The MLE estimator of the covariance of a multivariate Gaussian is
$$ \mathbf{\Sigma} = \frac{1}{N} \sum_{n=1}^N \left( (\mathbf{x}_n-\boldsymbol{\mu}) (\mathbf{x}_n-\boldsymbol{\mu})^\intercal \right). $$
Can we prove that its determinant is non-zero?
Determinant of $\Sigma$ may be zero.
Let $k$ be the dimension of the space to which the sample vectors $x_n$ belong. If $N < k$ then $\Sigma$ is not full rank and therefore $\det \Sigma = 0$.
Moreover, even when $N \ge k$ it is still possible that $\det \Sigma = 0$. For a simple example, suppose that $k=2$ and that the sample vectors $x_n \in\mathbb{R}^2$ originate from the distribution $(X, X)$ where $X \sim \mathcal{N}(0, 1)$, i.e. the two components are perfectly correlated.
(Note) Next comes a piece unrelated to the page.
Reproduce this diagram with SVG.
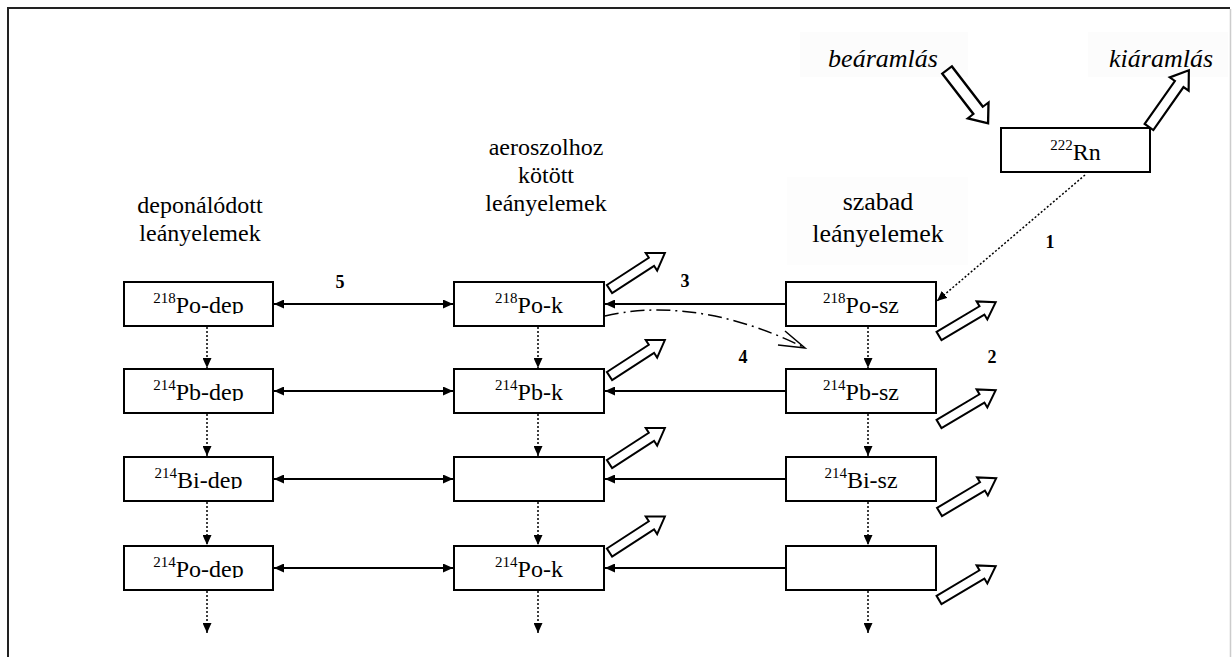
<svg xmlns="http://www.w3.org/2000/svg" width="1232" height="657" viewBox="0 0 1232 657">
<style>
  text{font-family:'Liberation Serif','Times New Roman',Times,serif}
  .box{fill:#fff;stroke:#000;stroke-width:2}
  .t{font-size:24px;fill:#000;text-anchor:middle}
  .sup{font-size:15px}
  .hdr{font-size:24px;fill:#000;text-anchor:middle}
  .it{font-size:26px;font-style:italic;fill:#000;text-anchor:middle}
  .num{font-size:18px;font-weight:bold;fill:#000;text-anchor:middle}
  .h{stroke:#000;stroke-width:2;fill:none}
  .v{stroke:#000;stroke-width:1.5;stroke-dasharray:2,2;fill:none}
  .blk{fill:#fff;stroke:#000;stroke-width:2;stroke-linejoin:miter}
</style>
<defs>
  <marker id="ah" viewBox="0 0 10 9" refX="10" refY="4.5" markerWidth="10" markerHeight="9" markerUnits="userSpaceOnUse" orient="auto-start-reverse">
    <path d="M0,0 L10,4.5 L0,9 Z" fill="#000"/>
  </marker>
  <path id="blk" d="M0,-4.8 L50,-4.8 L50,-10.5 L66,0 L50,10.5 L50,4.8 L0,4.8 Z"/>
  <clipPath id="c1"><rect x="124" y="282" width="149" height="32"/></clipPath>
  <clipPath id="c2"><rect x="124" y="369" width="149" height="32"/></clipPath>
  <clipPath id="c3"><rect x="124" y="457" width="149" height="32"/></clipPath>
  <clipPath id="c4"><rect x="124" y="546" width="149" height="32"/></clipPath>
</defs>

<rect width="1232" height="657" fill="#fff"/>
<!-- frame -->
<path d="M8,657 L8,8 L1230,8" fill="none" stroke="#222" stroke-width="2"/>
<line x1="1230.5" y1="9" x2="1230.5" y2="657" stroke="#ccc" stroke-width="1.5"/>

<!-- faint label backgrounds -->
<rect x="800" y="32" width="168" height="45" fill="#fcfcfc"/>
<rect x="1088" y="32" width="140" height="45" fill="#fcfcfc"/>
<rect x="787" y="177" width="181" height="88" fill="#fdfdfd"/>

<!-- headers -->
<g id="hdr-dep">
  <text class="hdr" x="200" y="213">deponálódott</text>
  <text class="hdr" x="200" y="241">leányelemek</text>
</g>
<g id="hdr-k">
  <text class="hdr" x="546" y="155">aeroszolhoz</text>
  <text class="hdr" x="546" y="183">kötött</text>
  <text class="hdr" x="546" y="211">leányelemek</text>
</g>
<g id="hdr-sz">
  <text class="hdr" x="878" y="210" style="font-size:26px">szabad</text>
  <text class="hdr" x="878" y="242" style="font-size:26px">leányelemek</text>
</g>
<g id="inflow">
  <text class="it" x="883" y="67">beáramlás</text>
  <use href="#blk" class="blk" transform="translate(947,70) rotate(52.4) scale(1.02,1.25)"/>
</g>
<g id="outflow">
  <text class="it" x="1161" y="67">kiáramlás</text>
  <use href="#blk" class="blk" transform="translate(1149,127) rotate(-54.9) scale(1.05,1.1)"/>
</g>

<!-- Rn -->
<g id="rn">
  <rect class="box" x="1001" y="128" width="149" height="44"/>
  <text class="t" x="1075.5" y="160"><tspan class="sup" dy="-10">222</tspan><tspan dy="10">Rn</tspan></text>
</g>

<!-- left column -->
<g id="po218-dep">
  <rect class="box" x="124" y="282" width="149" height="44"/>
  <text class="t" x="198.5" y="313" clip-path="url(#c1)"><tspan class="sup" dy="-10">218</tspan><tspan dy="10">Po-dep</tspan></text>
</g>
<g id="pb214-dep">
  <rect class="box" x="124" y="369" width="149" height="44"/>
  <text class="t" x="198.5" y="400" clip-path="url(#c2)"><tspan class="sup" dy="-10">214</tspan><tspan dy="10">Pb-dep</tspan></text>
</g>
<g id="bi214-dep">
  <rect class="box" x="124" y="457" width="149" height="44"/>
  <text class="t" x="198.5" y="488" clip-path="url(#c3)"><tspan class="sup" dy="-10">214</tspan><tspan dy="10">Bi-dep</tspan></text>
</g>
<g id="po214-dep">
  <rect class="box" x="124" y="546" width="149" height="44"/>
  <text class="t" x="198.5" y="577" clip-path="url(#c4)"><tspan class="sup" dy="-10">214</tspan><tspan dy="10">Po-dep</tspan></text>
</g>

<!-- middle column -->
<g id="po218-k">
  <rect class="box" x="454" y="282" width="150" height="44"/>
  <text class="t" x="529" y="313"><tspan class="sup" dy="-10">218</tspan><tspan dy="10">Po-k</tspan></text>
  <use href="#blk" class="blk" transform="translate(609.5,289) rotate(-33)"/>
</g>
<g id="pb214-k">
  <rect class="box" x="454" y="369" width="150" height="44"/>
  <text class="t" x="529" y="400"><tspan class="sup" dy="-10">214</tspan><tspan dy="10">Pb-k</tspan></text>
  <use href="#blk" class="blk" transform="translate(609.5,376) rotate(-33)"/>
</g>
<g id="bi214-k">
  <rect class="box" x="454" y="457" width="150" height="44"/>
  <use href="#blk" class="blk" transform="translate(609.5,464) rotate(-33)"/>
</g>
<g id="po214-k">
  <rect class="box" x="454" y="546" width="150" height="44"/>
  <text class="t" x="529" y="577"><tspan class="sup" dy="-10">214</tspan><tspan dy="10">Po-k</tspan></text>
  <use href="#blk" class="blk" transform="translate(609.5,552.5) rotate(-33)"/>
</g>

<!-- right column -->
<g id="po218-sz">
  <rect class="box" x="786" y="282" width="150" height="44"/>
  <text class="t" x="861" y="313"><tspan class="sup" dy="-10">218</tspan><tspan dy="10">Po-sz</tspan></text>
  <use href="#blk" class="blk" transform="translate(939,336) rotate(-30.8)"/>
</g>
<g id="pb214-sz">
  <rect class="box" x="786" y="369" width="150" height="44"/>
  <text class="t" x="861" y="400"><tspan class="sup" dy="-10">214</tspan><tspan dy="10">Pb-sz</tspan></text>
  <use href="#blk" class="blk" transform="translate(939,424) rotate(-30.8)"/>
</g>
<g id="bi214-sz">
  <rect class="box" x="786" y="457" width="150" height="44"/>
  <text class="t" x="861" y="488"><tspan class="sup" dy="-10">214</tspan><tspan dy="10">Bi-sz</tspan></text>
  <use href="#blk" class="blk" transform="translate(939.5,512) rotate(-30.8)"/>
</g>
<g id="po214-sz">
  <rect class="box" x="786" y="546" width="150" height="44"/>
  <use href="#blk" class="blk" transform="translate(939,600) rotate(-30.8)"/>
</g>

<!-- connectors -->
<g id="connectors">
  <line class="h" x1="274" y1="304" x2="453" y2="304" marker-start="url(#ah)" marker-end="url(#ah)"/>
  <line class="h" x1="274" y1="391" x2="453" y2="391" marker-start="url(#ah)" marker-end="url(#ah)"/>
  <line class="h" x1="274" y1="479" x2="453" y2="479" marker-start="url(#ah)" marker-end="url(#ah)"/>
  <line class="h" x1="274" y1="568" x2="453" y2="568" marker-start="url(#ah)" marker-end="url(#ah)"/>

  <line class="h" x1="786" y1="304" x2="605" y2="304" marker-end="url(#ah)"/>
  <line class="h" x1="786" y1="391" x2="605" y2="391" marker-end="url(#ah)"/>
  <line class="h" x1="786" y1="479" x2="605" y2="479" marker-end="url(#ah)"/>
  <line class="h" x1="786" y1="568" x2="605" y2="568" marker-end="url(#ah)"/>

  <line class="v" x1="207" y1="327" x2="207" y2="368" marker-end="url(#ah)"/>
  <line class="v" x1="207" y1="414" x2="207" y2="456" marker-end="url(#ah)"/>
  <line class="v" x1="207" y1="502" x2="207" y2="545" marker-end="url(#ah)"/>
  <line class="v" x1="207" y1="591" x2="207" y2="633" marker-end="url(#ah)"/>

  <line class="v" x1="538" y1="327" x2="538" y2="368" marker-end="url(#ah)"/>
  <line class="v" x1="538" y1="414" x2="538" y2="456" marker-end="url(#ah)"/>
  <line class="v" x1="538" y1="502" x2="538" y2="545" marker-end="url(#ah)"/>
  <line class="v" x1="538" y1="591" x2="538" y2="633" marker-end="url(#ah)"/>

  <line class="v" x1="868" y1="327" x2="868" y2="368" marker-end="url(#ah)"/>
  <line class="v" x1="868" y1="414" x2="868" y2="456" marker-end="url(#ah)"/>
  <line class="v" x1="868" y1="502" x2="868" y2="545" marker-end="url(#ah)"/>
  <line class="v" x1="868" y1="591" x2="868" y2="633" marker-end="url(#ah)"/>

  <line x1="1085" y1="175" x2="937" y2="301" stroke="#000" stroke-width="1.5" stroke-dasharray="2,2" marker-end="url(#ah)"/>

  <path d="M605,316 C650,305 720,306 803,347" fill="none" stroke="#000" stroke-width="1.5" stroke-dasharray="14,5,2,5"/>
  <path d="M785,331 L805,348 L778,345" fill="none" stroke="#000" stroke-width="1.5"/>
</g>

<!-- numeric labels -->
<text class="num" x="1050" y="248">1</text>
<text class="num" x="992" y="363">2</text>
<text class="num" x="685" y="287">3</text>
<text class="num" x="743" y="363">4</text>
<text class="num" x="340" y="288">5</text>
</svg>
In this case $x_n = (a_n, a_n) = a_n (1, 1)^T$ for some real numbers $a_n$ for all $n=1,\dots,N$. Therefore,
$$ \det \Sigma = \det \left(\frac{1}{N} \sum_{n=1}^N x_n x_n^T\right) = \det \left(\frac{1}{N} \sum_{n=1}^N a_n^2 \begin{pmatrix}1 & 1 \\ 1 & 1\end{pmatrix} \right) = \det \begin{pmatrix}a & a \\ a & a\end{pmatrix} = 0 $$
where $a = \frac{1}{N} \sum_{n=1}^N a_n^2$.
On the other hand, note that the set
$$ \mathcal{X}_0 = \{(x_1, x_2, \dots, x_N)\,|\, \det \Sigma(x_1, x_2, \dots, x_N) = 0\} $$
of $N$-tuples of samples $x_n$ for which $\det \Sigma = 0$ has dimension one less than the dimension of the set of all $N$-tuples of samples $x_n$. Therefore, if $N \ge k$ and $\det \Sigma' > 0$ where $\Sigma'$ denotes the covariance matrix of the underlying distribution, then the set $\mathcal{X}_0$ has measure zero and consequently $\det \Sigma > 0$ with probability $1$.
Remark about practical applications: Note that in a practical application one would probably not care about strict equality $\det \Sigma = 0$, but about whether $\Sigma$ is nearly singular (in fact one may care about a stronger condition that $\Sigma$ is well-conditioned).
By the multi-dimensional variant of the Central Limit Theorem as $N\to \infty$, the sample covariance $\Sigma$ converges to $\Sigma'$. Therefore, if the eigenvalues of $\Sigma'$ are large then for large $N$ it becomes increasingly unlikely that $\det \Sigma$ is near zero.
On the other hand, if $\Sigma'$ does have small eigenvalues then one can use Principal Component Analysis to identify a subspace $V$ on which the eigenvalues of the restriction $\Sigma'|_V$ are large and therefore $\det \Sigma|_V > 0$ with high probability.
Lower bounds: There are lower bounds on the eigenvalues of $\Sigma$. For example, for isotropic distributions, i.e. ones with $\Sigma' = \alpha I$ lower bounds on the smallest eigenvalue of $\Sigma$ are derived in this paper.